Execution time. So the empty DEBUG_PIN pulse is ~410nS wide:

Compare this to the entire ISR inside the DEBUG_PIN pulse:

void ENCODER_RISING_EDGE_ISR(void)
  {
  digitalWrite(DEBUG_PIN, HIGH);
  register uint32_t
    ISR_micros_snapshot;    
  ISR_micros_snapshot=micros();
  if(0==ISR_edge_count)
    {
    ISR_first_edge_uS=ISR_micros_snapshot;
    }
  else
    {
    ISR_last_edge_uS=ISR_micros_snapshot;
    }
  ISR_edge_count++;
  digitalWrite(DEBUG_PIN, LOW);
  }

Which is ~725nS wide:

So reading micros(), a conditional assignment, and an increment only costs on the order of 315nS. Wow, I love this processor.

As long as I'm in the weeds, lets look at only the micros() call duration.

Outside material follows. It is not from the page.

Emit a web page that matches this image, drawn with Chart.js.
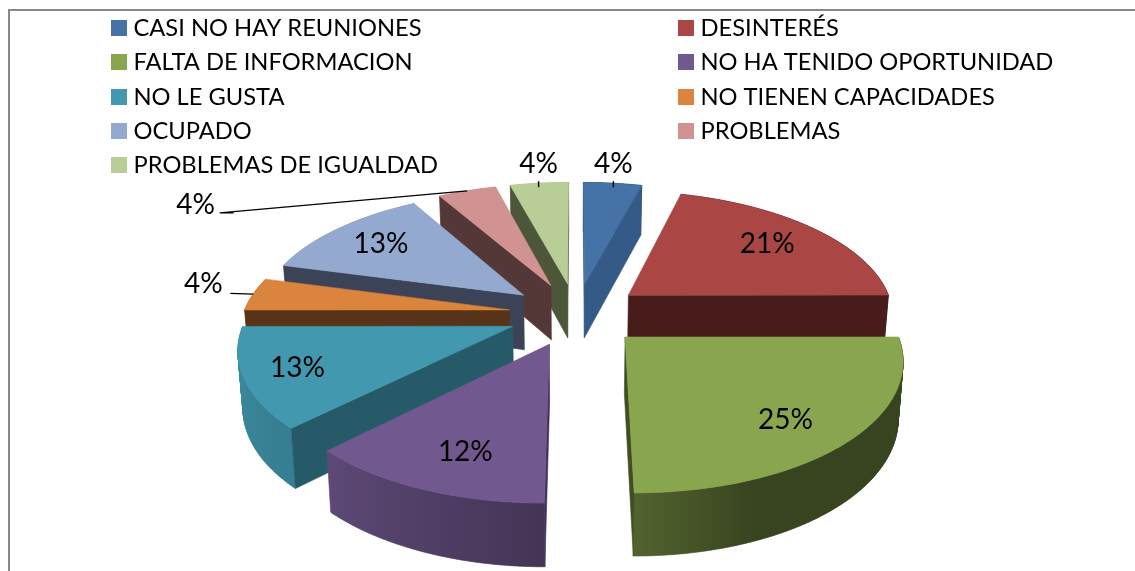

First let's verify the empty DEBUG_PIN pulse again:

void ENCODER_RISING_EDGE_ISR(void)
  {
  register uint32_t
    ISR_micros_snapshot;    
  digitalWrite(DEBUG_PIN, HIGH);
  digitalWrite(DEBUG_PIN, LOW);
  ISR_micros_snapshot=micros();
  if(0==ISR_edge_count)
    {
    ISR_first_edge_uS=ISR_micros_snapshot;
    }
  else
    {
    ISR_last_edge_uS=ISR_micros_snapshot;
    }
  ISR_edge_count++;
  }

Comes out at about the ~410nS as expected:

Now let's capture the micros() call:

void ENCODER_RISING_EDGE_ISR(void)
  {
  register uint32_t
    ISR_micros_snapshot;    
  digitalWrite(DEBUG_PIN, HIGH);
  ISR_micros_snapshot=micros();
  digitalWrite(DEBUG_PIN, LOW);
  if(0==ISR_edge_count)
    {
    ISR_first_edge_uS=ISR_micros_snapshot;
    }
  else
    {
    ISR_last_edge_uS=ISR_micros_snapshot;
    }
  ISR_edge_count++;
  }

Most of the time it is quite reasonable. 640nS - 410nS is a snappy ~230nS:

But some times micros() wanders off into the woods as bad as this post (1.91uS - 410nS = ~1.5uS):

And that I why I was looking for a hardware timer I could read deterministically. Although, compared to to the interrupt latency and sample window it may not be worth going after.

That is enough naval gazing for me. Today.

I've done something similar with my Dremel but I had just a white electrical tape all around the collet and drew multiple lines with a black sharpie so I would get actually lots of on/off for every round.